* _THE DATA_:
►
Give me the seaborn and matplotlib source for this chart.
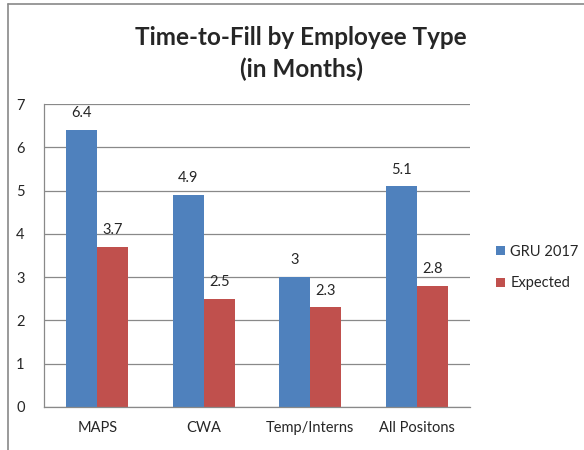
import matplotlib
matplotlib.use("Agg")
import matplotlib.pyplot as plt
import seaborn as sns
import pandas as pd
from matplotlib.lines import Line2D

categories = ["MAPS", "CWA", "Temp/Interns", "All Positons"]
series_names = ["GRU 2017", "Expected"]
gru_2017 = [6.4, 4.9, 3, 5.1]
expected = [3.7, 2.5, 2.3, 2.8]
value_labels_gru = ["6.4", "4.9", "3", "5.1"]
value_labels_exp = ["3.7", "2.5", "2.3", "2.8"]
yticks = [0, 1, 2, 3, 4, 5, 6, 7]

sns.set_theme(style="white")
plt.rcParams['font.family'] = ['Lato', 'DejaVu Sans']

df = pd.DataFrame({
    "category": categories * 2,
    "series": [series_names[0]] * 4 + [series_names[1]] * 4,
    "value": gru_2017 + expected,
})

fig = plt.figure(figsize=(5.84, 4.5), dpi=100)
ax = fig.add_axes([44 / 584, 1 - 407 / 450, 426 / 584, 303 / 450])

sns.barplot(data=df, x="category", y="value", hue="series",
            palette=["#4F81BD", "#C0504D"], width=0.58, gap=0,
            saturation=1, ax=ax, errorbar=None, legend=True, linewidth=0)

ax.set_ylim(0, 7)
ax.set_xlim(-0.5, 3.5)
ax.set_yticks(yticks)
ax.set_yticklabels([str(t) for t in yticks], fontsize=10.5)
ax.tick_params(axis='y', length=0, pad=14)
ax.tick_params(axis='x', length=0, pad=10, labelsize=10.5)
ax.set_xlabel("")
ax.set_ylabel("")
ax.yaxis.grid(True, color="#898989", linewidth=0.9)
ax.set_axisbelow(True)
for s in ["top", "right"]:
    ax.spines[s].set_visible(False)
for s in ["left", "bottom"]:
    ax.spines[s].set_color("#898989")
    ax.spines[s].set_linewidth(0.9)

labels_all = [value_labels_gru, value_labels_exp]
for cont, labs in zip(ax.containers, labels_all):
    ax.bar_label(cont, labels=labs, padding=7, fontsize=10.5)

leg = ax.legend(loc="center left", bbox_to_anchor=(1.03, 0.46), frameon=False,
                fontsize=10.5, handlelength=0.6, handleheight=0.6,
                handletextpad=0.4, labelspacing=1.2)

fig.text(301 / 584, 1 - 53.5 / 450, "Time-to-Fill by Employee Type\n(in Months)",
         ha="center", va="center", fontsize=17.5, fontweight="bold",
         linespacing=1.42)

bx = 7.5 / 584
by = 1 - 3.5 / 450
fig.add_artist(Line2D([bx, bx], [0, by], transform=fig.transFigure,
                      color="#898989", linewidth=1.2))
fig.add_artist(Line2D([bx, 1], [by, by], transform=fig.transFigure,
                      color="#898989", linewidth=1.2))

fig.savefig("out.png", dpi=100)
◄
►
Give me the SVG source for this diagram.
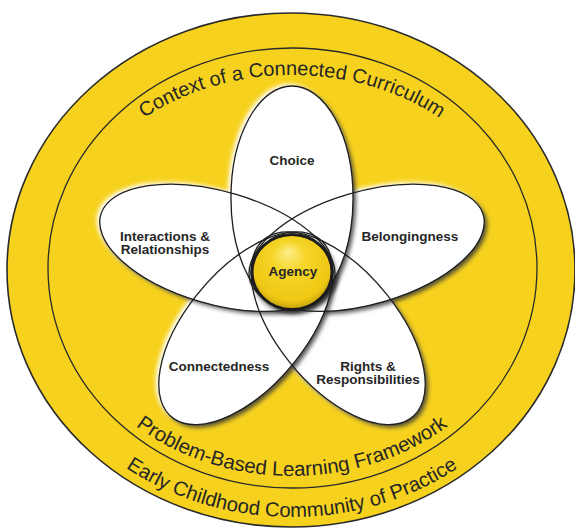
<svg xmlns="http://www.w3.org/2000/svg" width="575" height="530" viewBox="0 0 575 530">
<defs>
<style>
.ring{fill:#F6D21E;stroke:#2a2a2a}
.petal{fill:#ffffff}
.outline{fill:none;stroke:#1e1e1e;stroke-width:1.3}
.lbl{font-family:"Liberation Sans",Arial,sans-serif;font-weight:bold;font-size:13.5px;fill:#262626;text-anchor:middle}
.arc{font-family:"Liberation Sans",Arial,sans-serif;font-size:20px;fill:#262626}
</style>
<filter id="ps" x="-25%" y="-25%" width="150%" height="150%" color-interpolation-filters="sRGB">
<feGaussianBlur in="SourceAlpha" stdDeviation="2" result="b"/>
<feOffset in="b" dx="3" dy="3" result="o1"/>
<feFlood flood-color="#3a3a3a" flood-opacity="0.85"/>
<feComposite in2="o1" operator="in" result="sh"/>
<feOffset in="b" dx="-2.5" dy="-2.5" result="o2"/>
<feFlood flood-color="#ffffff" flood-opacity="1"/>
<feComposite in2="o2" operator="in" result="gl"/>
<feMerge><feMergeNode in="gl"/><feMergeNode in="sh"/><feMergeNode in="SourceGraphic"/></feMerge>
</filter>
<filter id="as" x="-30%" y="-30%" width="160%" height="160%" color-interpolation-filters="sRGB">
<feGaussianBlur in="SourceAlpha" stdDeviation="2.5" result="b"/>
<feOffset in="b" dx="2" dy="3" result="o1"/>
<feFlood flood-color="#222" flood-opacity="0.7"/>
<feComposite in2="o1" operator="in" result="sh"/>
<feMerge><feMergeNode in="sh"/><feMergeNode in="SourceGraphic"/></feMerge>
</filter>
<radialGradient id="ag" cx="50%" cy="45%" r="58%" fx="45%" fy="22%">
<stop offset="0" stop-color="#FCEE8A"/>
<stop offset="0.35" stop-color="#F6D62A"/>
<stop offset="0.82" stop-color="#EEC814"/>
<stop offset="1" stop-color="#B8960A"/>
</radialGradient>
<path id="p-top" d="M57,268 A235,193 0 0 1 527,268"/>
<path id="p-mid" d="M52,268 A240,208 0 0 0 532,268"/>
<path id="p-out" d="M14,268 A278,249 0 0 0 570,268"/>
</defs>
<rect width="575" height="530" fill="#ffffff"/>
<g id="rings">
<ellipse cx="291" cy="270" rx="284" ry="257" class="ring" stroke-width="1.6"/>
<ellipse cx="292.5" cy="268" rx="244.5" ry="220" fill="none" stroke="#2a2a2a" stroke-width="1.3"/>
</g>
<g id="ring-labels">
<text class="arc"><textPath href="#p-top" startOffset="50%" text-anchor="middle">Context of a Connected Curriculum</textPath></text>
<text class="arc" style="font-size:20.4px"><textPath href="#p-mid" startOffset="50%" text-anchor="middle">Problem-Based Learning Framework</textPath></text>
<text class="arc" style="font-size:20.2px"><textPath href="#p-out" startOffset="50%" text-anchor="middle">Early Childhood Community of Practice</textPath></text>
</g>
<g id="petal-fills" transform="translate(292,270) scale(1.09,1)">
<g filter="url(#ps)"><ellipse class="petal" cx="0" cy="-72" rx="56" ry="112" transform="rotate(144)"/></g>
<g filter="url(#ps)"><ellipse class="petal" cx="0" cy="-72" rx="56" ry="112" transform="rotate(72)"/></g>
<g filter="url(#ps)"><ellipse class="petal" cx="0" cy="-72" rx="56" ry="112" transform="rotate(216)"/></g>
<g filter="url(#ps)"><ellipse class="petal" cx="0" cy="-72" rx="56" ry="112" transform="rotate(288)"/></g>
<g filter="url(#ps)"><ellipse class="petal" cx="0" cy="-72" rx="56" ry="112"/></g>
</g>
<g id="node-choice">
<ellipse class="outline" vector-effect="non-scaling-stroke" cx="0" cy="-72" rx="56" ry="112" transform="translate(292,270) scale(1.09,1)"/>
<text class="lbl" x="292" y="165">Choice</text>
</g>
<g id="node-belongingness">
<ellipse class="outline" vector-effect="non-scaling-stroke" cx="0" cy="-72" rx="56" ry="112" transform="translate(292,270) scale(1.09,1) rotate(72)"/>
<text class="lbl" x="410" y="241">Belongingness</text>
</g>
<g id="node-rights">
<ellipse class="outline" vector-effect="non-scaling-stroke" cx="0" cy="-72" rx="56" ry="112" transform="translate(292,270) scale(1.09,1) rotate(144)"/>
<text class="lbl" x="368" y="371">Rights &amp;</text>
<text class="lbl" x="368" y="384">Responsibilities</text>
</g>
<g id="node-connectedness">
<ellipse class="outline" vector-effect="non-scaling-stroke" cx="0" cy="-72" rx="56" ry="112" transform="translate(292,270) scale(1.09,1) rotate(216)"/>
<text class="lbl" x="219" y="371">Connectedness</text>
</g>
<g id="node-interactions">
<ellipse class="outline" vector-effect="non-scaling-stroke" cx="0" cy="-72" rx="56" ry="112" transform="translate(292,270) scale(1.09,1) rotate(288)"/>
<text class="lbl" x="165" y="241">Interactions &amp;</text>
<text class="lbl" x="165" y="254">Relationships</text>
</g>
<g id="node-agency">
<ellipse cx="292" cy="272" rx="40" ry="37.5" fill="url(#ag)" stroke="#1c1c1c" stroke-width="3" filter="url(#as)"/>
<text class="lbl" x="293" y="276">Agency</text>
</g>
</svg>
◄
* _DO THIS_:
Repeat only the lines from the one with "Give me the seaborn" down to the one with "ax = fig.add_axes([44", word for word and both included, and leave the pictures out.

* _WRITTEN RESPONSE_:
Give me the seaborn and matplotlib source for this chart.
import matplotlib
matplotlib.use("Agg")
import matplotlib.pyplot as plt
import seaborn as sns
import pandas as pd
from matplotlib.lines import Line2D

categories = ["MAPS", "CWA", "Temp/Interns", "All Positons"]
series_names = ["GRU 2017", "Expected"]
gru_2017 = [6.4, 4.9, 3, 5.1]
expected = [3.7, 2.5, 2.3, 2.8]
value_labels_gru = ["6.4", "4.9", "3", "5.1"]
value_labels_exp = ["3.7", "2.5", "2.3", "2.8"]
yticks = [0, 1, 2, 3, 4, 5, 6, 7]

sns.set_theme(style="white")
plt.rcParams['font.family'] = ['Lato', 'DejaVu Sans']

df = pd.DataFrame({
    "category": categories * 2,
    "series": [series_names[0]] * 4 + [series_names[1]] * 4,
    "value": gru_2017 + expected,
})

fig = plt.figure(figsize=(5.84, 4.5), dpi=100)
ax = fig.add_axes([44 / 584, 1 - 407 / 450, 426 / 584, 303 / 450])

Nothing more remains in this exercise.